| EXERCISE DIRECTIONS |
Give every line back verbatim, dropping all images.

| RECORDED INFORMATION |

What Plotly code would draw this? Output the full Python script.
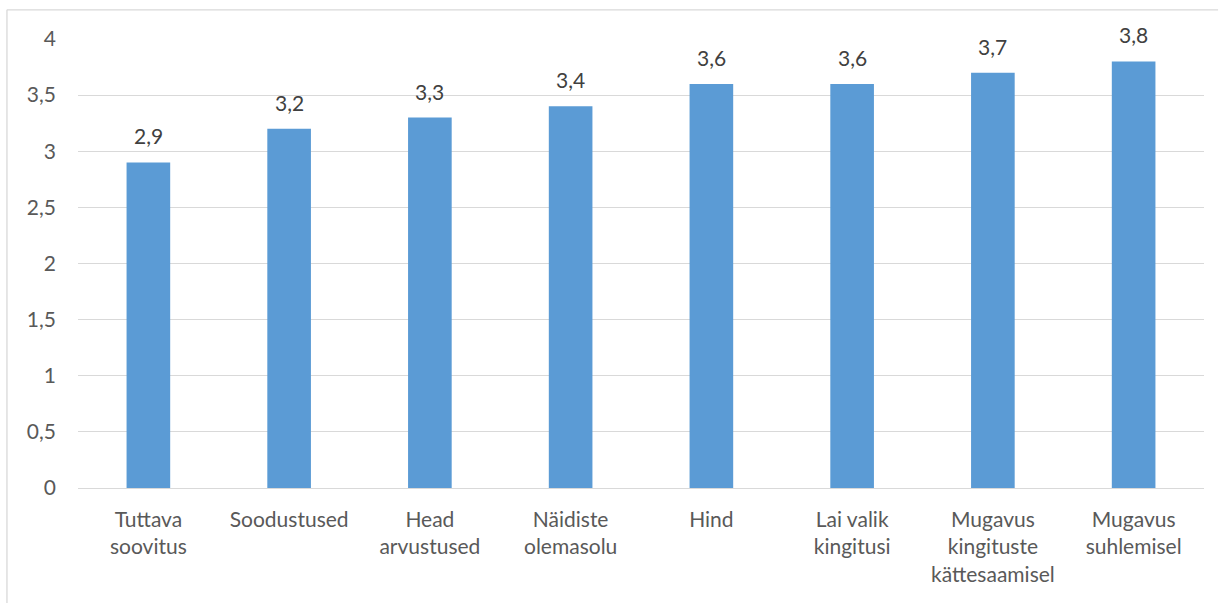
import plotly.graph_objects as go

categories = [
    "Tuttava<br>soovitus",
    "Soodustused",
    "Head<br>arvustused",
    "Näidiste<br>olemasolu",
    "Hind",
    "Lai valik<br>kingitusi",
    "Mugavus<br>kingituste<br>kättesaamisel",
    "Mugavus<br>suhlemisel",
]
values = [2.9, 3.2, 3.3, 3.4, 3.6, 3.6, 3.7, 3.8]
y_ticks = [0, 0.5, 1, 1.5, 2, 2.5, 3, 3.5, 4]

FONT = "Lato, Calibri, Carlito, sans-serif"
TEXT = "#595959"
GRID = "#D9D9D9"
BAR = "#5B9BD5"
FS = 21

fig = go.Figure(
    go.Bar(
        x=categories,
        y=values,
        marker=dict(color=BAR, line=dict(width=0)),
        width=0.31,
        hoverinfo="x+y",
    )
)

# value labels above each bar, formatted with a decimal comma
for cat, v in zip(categories, values):
    fig.add_annotation(
        x=cat, y=v, text=f"{v:.1f}".replace(".", ","),
        showarrow=False, yanchor="bottom", yshift=12,
        font=dict(family=FONT, size=FS, color="#404040"),
    )

# thin outer chart border
for x0, y0, x1, y1 in [(-0.0631, 1.065, 1.0125, 1.065), (-0.0631, 1.065, -0.0631, -0.3)]:
    fig.add_shape(type="line", xref="paper", yref="paper", x0=x0, y0=y0, x1=x1, y1=y1,
                  line=dict(color=GRID, width=1.3))

fig.update_layout(
    width=1221, height=603,
    margin=dict(l=78, r=17, t=39, b=115),
    paper_bgcolor="white", plot_bgcolor="white",
    separators=",.",
    showlegend=False,
    font=dict(family=FONT, size=FS, color=TEXT),
)
fig.update_xaxes(
    showgrid=False, showline=False, ticks="",
    ticklabelstandoff=17,
    tickfont=dict(family=FONT, size=FS, color=TEXT),
)
fig.update_yaxes(
    range=[0, 4], tickvals=y_ticks, showgrid=True, gridcolor=GRID, gridwidth=1.3,
    zeroline=True, zerolinecolor=GRID, zerolinewidth=1.3, showline=False, ticks="",
    ticklabelstandoff=21,
    tickfont=dict(family=FONT, size=FS, color=TEXT),
)

fig.write_html("out.html")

| THE ANSWER |
What Plotly code would draw this? Output the full Python script.
import plotly.graph_objects as go

categories = [
    "Tuttava<br>soovitus",
    "Soodustused",
    "Head<br>arvustused",
    "Näidiste<br>olemasolu",
    "Hind",
    "Lai valik<br>kingitusi",
    "Mugavus<br>kingituste<br>kättesaamisel",
    "Mugavus<br>suhlemisel",
]
values = [2.9, 3.2, 3.3, 3.4, 3.6, 3.6, 3.7, 3.8]
y_ticks = [0, 0.5, 1, 1.5, 2, 2.5, 3, 3.5, 4]

FONT = "Lato, Calibri, Carlito, sans-serif"
TEXT = "#595959"
GRID = "#D9D9D9"
BAR = "#5B9BD5"
FS = 21

fig = go.Figure(
    go.Bar(
        x=categories,
        y=values,
        marker=dict(color=BAR, line=dict(width=0)),
        width=0.31,
        hoverinfo="x+y",
    )
)

# value labels above each bar, formatted with a decimal comma
for cat, v in zip(categories, values):
    fig.add_annotation(
        x=cat, y=v, text=f"{v:.1f}".replace(".", ","),
        showarrow=False, yanchor="bottom", yshift=12,
        font=dict(family=FONT, size=FS, color="#404040"),
    )

# thin outer chart border
for x0, y0, x1, y1 in [(-0.0631, 1.065, 1.0125, 1.065), (-0.0631, 1.065, -0.0631, -0.3)]:
    fig.add_shape(type="line", xref="paper", yref="paper", x0=x0, y0=y0, x1=x1, y1=y1,
                  line=dict(color=GRID, width=1.3))

fig.update_layout(
    width=1221, height=603,
    margin=dict(l=78, r=17, t=39, b=115),
    paper_bgcolor="white", plot_bgcolor="white",
    separators=",.",
    showlegend=False,
    font=dict(family=FONT, size=FS, color=TEXT),
)
fig.update_xaxes(
    showgrid=False, showline=False, ticks="",
    ticklabelstandoff=17,
    tickfont=dict(family=FONT, size=FS, color=TEXT),
)
fig.update_yaxes(
    range=[0, 4], tickvals=y_ticks, showgrid=True, gridcolor=GRID, gridwidth=1.3,
    zeroline=True, zerolinecolor=GRID, zerolinewidth=1.3, showline=False, ticks="",
    ticklabelstandoff=21,
    tickfont=dict(family=FONT, size=FS, color=TEXT),
)

fig.write_html("out.html")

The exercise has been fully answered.